<<<<

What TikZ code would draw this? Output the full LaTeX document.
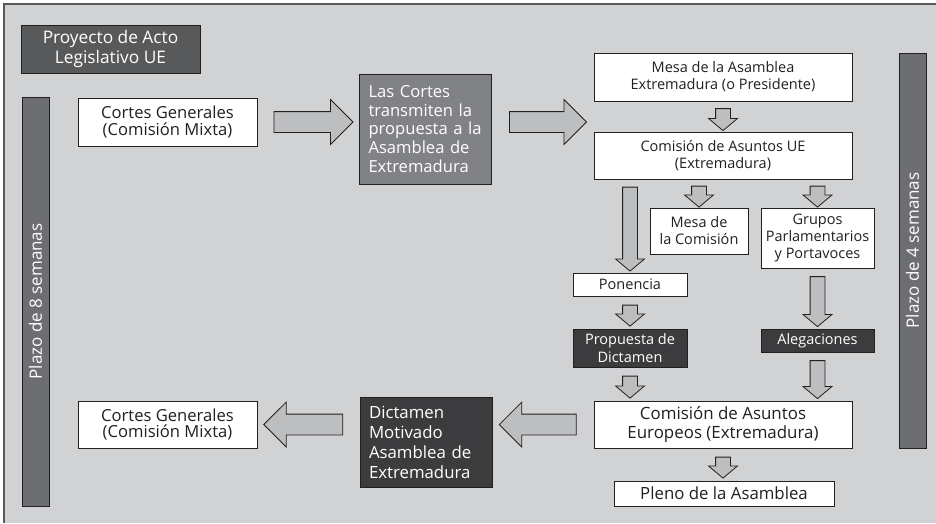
\documentclass[tikz,border=0pt]{standalone}
\usepackage{fontspec}
\setmainfont{Open Sans}
\usetikzlibrary{calc,shapes.arrows}

\definecolor{bggray}{HTML}{D1D2D4}
\definecolor{framegray}{HTML}{58595B}
\definecolor{bargray}{HTML}{6D6E71}
\definecolor{midgray}{HTML}{808285}
\definecolor{darkgray}{HTML}{3C3C3E}
\definecolor{arrowgray}{HTML}{BCBEC0}
\definecolor{ink}{HTML}{231F20}

\tikzset{
  box/.style={draw=ink, line width=0.9pt, inner sep=0pt, align=center,
    font=\fontsize{14.5}{17}\selectfont},
  whitebox/.style={box, fill=white, text=ink},
  darkbox/.style={box, fill=darkgray, text=white},
  leftbox/.style={box, text=white, align=left, inner xsep=9pt,
    font=\fontsize{16.6}{18.7}\selectfont},
  barbox/.style={box, fill=bargray, text=white, rotate=90, minimum height=27pt,
    font=\fontsize{17}{20}\selectfont},
  bigarrow/.style={single arrow, draw=ink, fill=arrowgray, line width=0.8pt,
    inner sep=10pt, single arrow head extend=12pt, single arrow tip angle=90,
    minimum height=79pt},
  downarrow/.style={single arrow, draw=ink, fill=arrowgray, line width=0.8pt,
    inner sep=7pt, single arrow head extend=7pt, single arrow tip angle=100,
    rotate=-90}
}

\begin{document}
\begin{tikzpicture}[x=1pt,y=-1pt]
\useasboundingbox (0,0) rectangle (936,523);
\fill[bggray] (4,4) rectangle (936,523);
\draw[framegray, line width=2pt] (4,523) -- (4,4) -- (936,4);

% title and time bars
\node[box, fill=framegray, text=white, minimum width=179pt, minimum height=48pt,
  font=\fontsize{17.3}{20}\selectfont] (proy) at (110.5,49) {Proyecto de Acto\\Legislativo UE};
\node[barbox, minimum width=409pt] (plazo8) at (35.5,301.5) {Plazo de 8 semanas};
\node[barbox, minimum width=395pt] (plazo4) at (912.5,250.5) {Plazo de 4 semanas};

% upper row
\node[whitebox, minimum width=179pt, minimum height=48pt,
  font=\fontsize{16.6}{16.4}\selectfont] (cortes1) at (167.5,122) {Cortes Generales\\(Comisión Mixta)};
\node[leftbox, fill=midgray, text width=114pt, minimum height=110pt] (transmiten) at (425.5,129)
  {Las Cortes\\transmiten la\\propuesta a la\\Asamblea de\\Extremadura};
\node[whitebox, minimum width=258pt, minimum height=48pt] (mesa) at (723,77) {Mesa de la Asamblea\\Extremadura (o Presidente)};
\node[whitebox, minimum width=258pt, minimum height=47pt] (cue) at (723,155.5) {Comisión de Asuntos UE\\(Extremadura)};

% middle
\node[whitebox, minimum width=98pt, minimum height=46pt] (mesacom) at (699,231) {Mesa de\\la Comisión};
\node[whitebox, minimum width=113pt, minimum height=60pt] (grupos) at (817.5,238) {Grupos\\Parlamentarios\\y Portavoces};
\node[whitebox, minimum width=114pt, minimum height=23pt] (ponencia) at (630,284.5) {Ponencia};
\node[darkbox, minimum width=114pt, minimum height=38pt,
  font=\fontsize{14.5}{18.3}\selectfont] (propuesta) at (630,348) {Propuesta de\\Dictamen};
\node[darkbox, minimum width=113pt, minimum height=23pt] (alegaciones) at (817.5,340.5) {Alegaciones};

% lower row
\node[whitebox, minimum width=258pt, minimum height=47pt,
  font=\fontsize{16.9}{19.3}\selectfont] (cae) at (723,424.5) {Comisión de Asuntos\\Europeos (Extremadura)};
\node[whitebox, minimum width=220pt, minimum height=25pt,
  font=\fontsize{16.8}{20}\selectfont] (pleno) at (724,493.5) {Pleno de la Asamblea};
\node[leftbox, fill=darkgray, text width=114pt, minimum height=90pt,
  font=\fontsize{16.8}{20}\selectfont] (dictamen) at (426,442)
  {Dictamen\\Motivado\\Asamblea de\\Extremadura};
\node[whitebox, minimum width=179pt, minimum height=47pt,
  font=\fontsize{16.6}{16.4}\selectfont] (cortes2) at (167.5,424.5) {Cortes Generales\\(Comisión Mixta)};

% block arrows
\node[bigarrow] (a1) at ($(cortes1.east)!0.5!(transmiten.west |- cortes1.east)$) {};
\node[bigarrow, minimum height=77pt] (a2) at ($(transmiten.east |- cortes1.east)!0.5!(cue.west |- cortes1.east)$) {};
\node[bigarrow, rotate=180, minimum height=77pt] (a3) at ($(cae.west)!0.5!(dictamen.east |- cae.west)$) {};
\node[bigarrow, rotate=180] (a4) at ($(dictamen.west |- cortes2.east)!0.5!(cortes2.east)$) {};

\node[downarrow, minimum height=22pt] (d1) at ($(mesa.south)!0.5!(cue.north)$) {};
\node[downarrow, minimum height=84pt] (d2) at ($(cue.south -| ponencia.north)!0.5!(ponencia.north)$) {};
\node[downarrow, minimum height=20pt] (d3) at ($(cue.south -| mesacom.north)!0.5!(mesacom.north)$) {};
\node[downarrow, minimum height=20pt] (d4) at ($(cue.south -| grupos.north)!0.5!(grupos.north)$) {};
\node[downarrow, minimum height=21pt] (d5) at ($(ponencia.south)!0.5!(propuesta.north)$) {};
\node[downarrow, minimum height=22pt] (d6) at ($(propuesta.south)!0.5!(propuesta.south |- cae.north)$) {};
\node[downarrow, minimum height=50pt] (d7) at ($(grupos.south)!0.5!(alegaciones.north)$) {};
\node[downarrow, minimum height=38pt] (d8) at ($(alegaciones.south)!0.5!(alegaciones.south |- cae.north)$) {};
\node[downarrow, minimum height=21pt] (d9) at ($(cae.south)!0.5!(cae.south |- pleno.north)$) {};

\end{tikzpicture}
\end{document}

>>>>

Working from the lines above, reproduce the material exactly and exclude its pictures.

• Correct response:
What TikZ code would draw this? Output the full LaTeX document.
\documentclass[tikz,border=0pt]{standalone}
\usepackage{fontspec}
\setmainfont{Open Sans}
\usetikzlibrary{calc,shapes.arrows}

\definecolor{bggray}{HTML}{D1D2D4}
\definecolor{framegray}{HTML}{58595B}
\definecolor{bargray}{HTML}{6D6E71}
\definecolor{midgray}{HTML}{808285}
\definecolor{darkgray}{HTML}{3C3C3E}
\definecolor{arrowgray}{HTML}{BCBEC0}
\definecolor{ink}{HTML}{231F20}

\tikzset{
  box/.style={draw=ink, line width=0.9pt, inner sep=0pt, align=center,
    font=\fontsize{14.5}{17}\selectfont},
  whitebox/.style={box, fill=white, text=ink},
  darkbox/.style={box, fill=darkgray, text=white},
  leftbox/.style={box, text=white, align=left, inner xsep=9pt,
    font=\fontsize{16.6}{18.7}\selectfont},
  barbox/.style={box, fill=bargray, text=white, rotate=90, minimum height=27pt,
    font=\fontsize{17}{20}\selectfont},
  bigarrow/.style={single arrow, draw=ink, fill=arrowgray, line width=0.8pt,
    inner sep=10pt, single arrow head extend=12pt, single arrow tip angle=90,
    minimum height=79pt},
  downarrow/.style={single arrow, draw=ink, fill=arrowgray, line width=0.8pt,
    inner sep=7pt, single arrow head extend=7pt, single arrow tip angle=100,
    rotate=-90}
}

\begin{document}
\begin{tikzpicture}[x=1pt,y=-1pt]
\useasboundingbox (0,0) rectangle (936,523);
\fill[bggray] (4,4) rectangle (936,523);
\draw[framegray, line width=2pt] (4,523) -- (4,4) -- (936,4);

% title and time bars
\node[box, fill=framegray, text=white, minimum width=179pt, minimum height=48pt,
  font=\fontsize{17.3}{20}\selectfont] (proy) at (110.5,49) {Proyecto de Acto\\Legislativo UE};
\node[barbox, minimum width=409pt] (plazo8) at (35.5,301.5) {Plazo de 8 semanas};
\node[barbox, minimum width=395pt] (plazo4) at (912.5,250.5) {Plazo de 4 semanas};

% upper row
\node[whitebox, minimum width=179pt, minimum height=48pt,
  font=\fontsize{16.6}{16.4}\selectfont] (cortes1) at (167.5,122) {Cortes Generales\\(Comisión Mixta)};
\node[leftbox, fill=midgray, text width=114pt, minimum height=110pt] (transmiten) at (425.5,129)
  {Las Cortes\\transmiten la\\propuesta a la\\Asamblea de\\Extremadura};
\node[whitebox, minimum width=258pt, minimum height=48pt] (mesa) at (723,77) {Mesa de la Asamblea\\Extremadura (o Presidente)};
\node[whitebox, minimum width=258pt, minimum height=47pt] (cue) at (723,155.5) {Comisión de Asuntos UE\\(Extremadura)};

% middle
\node[whitebox, minimum width=98pt, minimum height=46pt] (mesacom) at (699,231) {Mesa de\\la Comisión};
\node[whitebox, minimum width=113pt, minimum height=60pt] (grupos) at (817.5,238) {Grupos\\Parlamentarios\\y Portavoces};
\node[whitebox, minimum width=114pt, minimum height=23pt] (ponencia) at (630,284.5) {Ponencia};
\node[darkbox, minimum width=114pt, minimum height=38pt,
  font=\fontsize{14.5}{18.3}\selectfont] (propuesta) at (630,348) {Propuesta de\\Dictamen};
\node[darkbox, minimum width=113pt, minimum height=23pt] (alegaciones) at (817.5,340.5) {Alegaciones};

% lower row
\node[whitebox, minimum width=258pt, minimum height=47pt,
  font=\fontsize{16.9}{19.3}\selectfont] (cae) at (723,424.5) {Comisión de Asuntos\\Europeos (Extremadura)};
\node[whitebox, minimum width=220pt, minimum height=25pt,
  font=\fontsize{16.8}{20}\selectfont] (pleno) at (724,493.5) {Pleno de la Asamblea};
\node[leftbox, fill=darkgray, text width=114pt, minimum height=90pt,
  font=\fontsize{16.8}{20}\selectfont] (dictamen) at (426,442)
  {Dictamen\\Motivado\\Asamblea de\\Extremadura};
\node[whitebox, minimum width=179pt, minimum height=47pt,
  font=\fontsize{16.6}{16.4}\selectfont] (cortes2) at (167.5,424.5) {Cortes Generales\\(Comisión Mixta)};

% block arrows
\node[bigarrow] (a1) at ($(cortes1.east)!0.5!(transmiten.west |- cortes1.east)$) {};
\node[bigarrow, minimum height=77pt] (a2) at ($(transmiten.east |- cortes1.east)!0.5!(cue.west |- cortes1.east)$) {};
\node[bigarrow, rotate=180, minimum height=77pt] (a3) at ($(cae.west)!0.5!(dictamen.east |- cae.west)$) {};
\node[bigarrow, rotate=180] (a4) at ($(dictamen.west |- cortes2.east)!0.5!(cortes2.east)$) {};

\node[downarrow, minimum height=22pt] (d1) at ($(mesa.south)!0.5!(cue.north)$) {};
\node[downarrow, minimum height=84pt] (d2) at ($(cue.south -| ponencia.north)!0.5!(ponencia.north)$) {};
\node[downarrow, minimum height=20pt] (d3) at ($(cue.south -| mesacom.north)!0.5!(mesacom.north)$) {};
\node[downarrow, minimum height=20pt] (d4) at ($(cue.south -| grupos.north)!0.5!(grupos.north)$) {};
\node[downarrow, minimum height=21pt] (d5) at ($(ponencia.south)!0.5!(propuesta.north)$) {};
\node[downarrow, minimum height=22pt] (d6) at ($(propuesta.south)!0.5!(propuesta.south |- cae.north)$) {};
\node[downarrow, minimum height=50pt] (d7) at ($(grupos.south)!0.5!(alegaciones.north)$) {};
\node[downarrow, minimum height=38pt] (d8) at ($(alegaciones.south)!0.5!(alegaciones.south |- cae.north)$) {};
\node[downarrow, minimum height=21pt] (d9) at ($(cae.south)!0.5!(cae.south |- pleno.north)$) {};

\end{tikzpicture}
\end{document}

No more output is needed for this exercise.